(Task prompt) Quote from the first line below through the line that contains "const yTicks = [500, 0, -500, -1000, -1500, -2000, -2500];", both included, and leave the pictures out.

(Data excerpt)
# # # # # # #

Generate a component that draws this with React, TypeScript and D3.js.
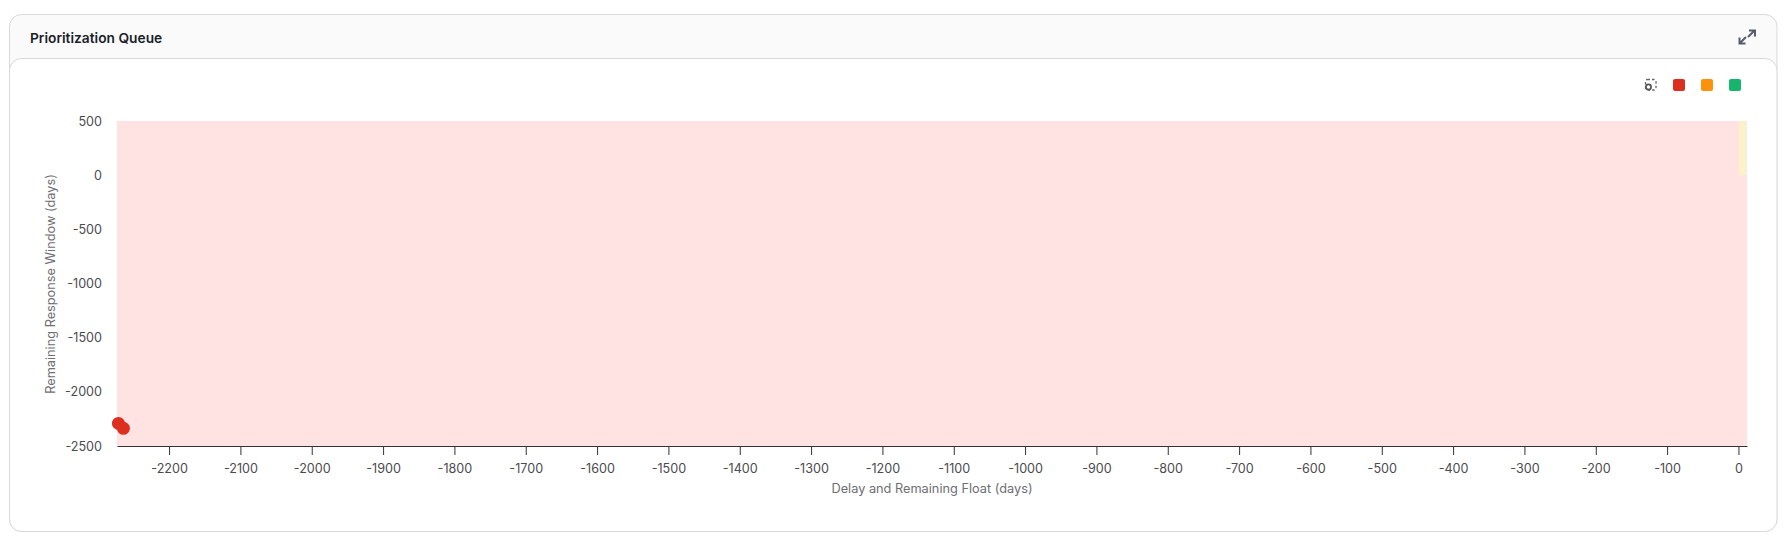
import React, { useEffect, useRef } from 'react';
import * as d3 from 'd3';

const xTicks = [
  -2200, -2100, -2000, -1900, -1800, -1700, -1600, -1500, -1400, -1300, -1200,
  -1100, -1000, -900, -800, -700, -600, -500, -400, -300, -200, -100, 0,
];
const yTicks = [500, 0, -500, -1000, -1500, -2000, -2500];

// [x0, x1, y0, y1] in days
const zoneNames = ['late', 'watch', 'ok'];
const zoneX = [[-2273, 12], [0, 10.3], [10.3, 12]];
const zoneY = [[-2500, 500], [0, 500], [0, 500]];
const zoneColors = ['#ffe2e2', '#fef0c8', '#e6f8e4'];

const pointX = [-2271, -2264];
const pointY = [-2292, -2337];

const legendColors = ['#dc2f20', '#fb9209', '#16b46c'];

const App: React.FC = () => {
  const svgRef = useRef<SVGSVGElement>(null);

  useEffect(() => {
    if (!svgRef.current) return;
    const svg = d3.select(svgRef.current);
    svg.selectAll('*').remove();

    const width = 1789;
    const height = 541;
    const margin = { top: 121, right: 42, bottom: 95, left: 117 };
    const font = 'Inter, sans-serif';

    // Outer card with grey header
    svg.append('rect')
      .attr('x', 9.5).attr('y', 14.5).attr('width', 1767.5).attr('height', 517)
      .attr('rx', 12).attr('fill', '#fafafa').attr('stroke', '#d9d9d9');
    svg.append('rect')
      .attr('x', 9.5).attr('y', 58.5).attr('width', 1767.5).attr('height', 473)
      .attr('rx', 12).attr('fill', '#fff').attr('stroke', '#d9d9d9');

    svg.append('text')
      .attr('x', 30).attr('y', 43)
      .attr('font-family', font).attr('font-size', 13.75).attr('font-weight', 600)
      .attr('fill', '#1a1f2b')
      .text('Prioritization Queue');

    // Expand icon
    svg.append('path')
      .attr('d', 'M1748 37 L1754 31 M1749 30.5 H1755 V36.5 M1746 37 L1740 43 M1739.5 37.5 V43.5 H1745.5')
      .attr('fill', 'none').attr('stroke', '#565c68').attr('stroke-width', 2);

    const x = d3.scaleLinear()
      .domain([-2273, 12])
      .range([margin.left, width - margin.right]);
    const y = d3.scaleLinear()
      .domain([-2500, 500])
      .range([height - margin.bottom, margin.top]);

    // Background zones
    svg.append('g')
      .selectAll('rect')
      .data(zoneNames)
      .join('rect')
      .attr('x', (_, i) => x(zoneX[i][0]))
      .attr('width', (_, i) => x(zoneX[i][1]) - x(zoneX[i][0]))
      .attr('y', (_, i) => y(zoneY[i][1]))
      .attr('height', (_, i) => y(zoneY[i][0]) - y(zoneY[i][1]))
      .attr('fill', (_, i) => zoneColors[i]);

    // X axis
    const xAxis = svg.append('g')
      .attr('transform', `translate(0,${height - margin.bottom})`)
      .call(d3.axisBottom(x).tickValues(xTicks).tickFormat(d => String(d)).tickSize(9).tickSizeOuter(0).tickPadding(9));
    xAxis.select('.domain').attr('stroke', '#333').attr('stroke-width', 1);
    xAxis.selectAll('line').attr('stroke', '#333');
    xAxis.selectAll('text')
      .attr('font-family', font).attr('font-size', 12.6).attr('fill', '#4a4a4f');

    // Y axis, labels only
    const yAxis = svg.append('g')
      .attr('transform', `translate(${margin.left - 15},0)`)
      .call(d3.axisLeft(y).tickValues(yTicks).tickFormat(d => String(d)).tickSize(0).tickPadding(0));
    yAxis.select('.domain').remove();
    yAxis.selectAll('text')
      .attr('font-family', font).attr('font-size', 12.6).attr('fill', '#4a4a4f');

    svg.append('text')
      .attr('x', 932).attr('y', 493)
      .attr('text-anchor', 'middle')
      .attr('font-family', font).attr('font-size', 12.75).attr('fill', '#6e6e73')
      .text('Delay and Remaining Float (days)');
    svg.append('text')
      .attr('transform', 'translate(55,284) rotate(-90)')
      .attr('text-anchor', 'middle')
      .attr('font-family', font).attr('font-size', 12.75).attr('fill', '#6e6e73')
      .text('Remaining Response Window (days)');

    // Points
    svg.append('g')
      .selectAll('circle')
      .data(pointX)
      .join('circle')
      .attr('cx', d => x(d))
      .attr('cy', (_, i) => y(pointY[i]))
      .attr('r', 6.5)
      .attr('fill', legendColors[0]);

    // Legend toolbar
    const icon = svg.append('g').attr('transform', 'translate(1645,79)');
    icon.append('rect')
      .attr('x', 0.5).attr('y', 0.5).attr('width', 10.5).attr('height', 10.5).attr('rx', 2)
      .attr('fill', 'none').attr('stroke', '#666').attr('stroke-width', 1.3).attr('stroke-dasharray', '2.5 2');
    icon.append('circle')
      .attr('cx', 3.5).attr('cy', 8).attr('r', 2.6)
      .attr('fill', '#fff').attr('stroke', '#555').attr('stroke-width', 1.7);

    svg.append('g')
      .selectAll('rect')
      .data(legendColors)
      .join('rect')
      .attr('x', (_, i) => 1673 + i * 28)
      .attr('y', 79)
      .attr('width', 12)
      .attr('height', 12)
      .attr('rx', 2)
      .attr('fill', d => d);
  }, []);

  return (
    <svg
      ref={svgRef}
      width={1789}
      height={541}
      style={{ position: 'absolute', left: 0, top: 0, display: 'block' }}
    />
  );
};

export default App;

# # # # # # #

(Response for this exercise)
Generate a component that draws this with React, TypeScript and D3.js.
import React, { useEffect, useRef } from 'react';
import * as d3 from 'd3';

const xTicks = [
  -2200, -2100, -2000, -1900, -1800, -1700, -1600, -1500, -1400, -1300, -1200,
  -1100, -1000, -900, -800, -700, -600, -500, -400, -300, -200, -100, 0,
];
const yTicks = [500, 0, -500, -1000, -1500, -2000, -2500];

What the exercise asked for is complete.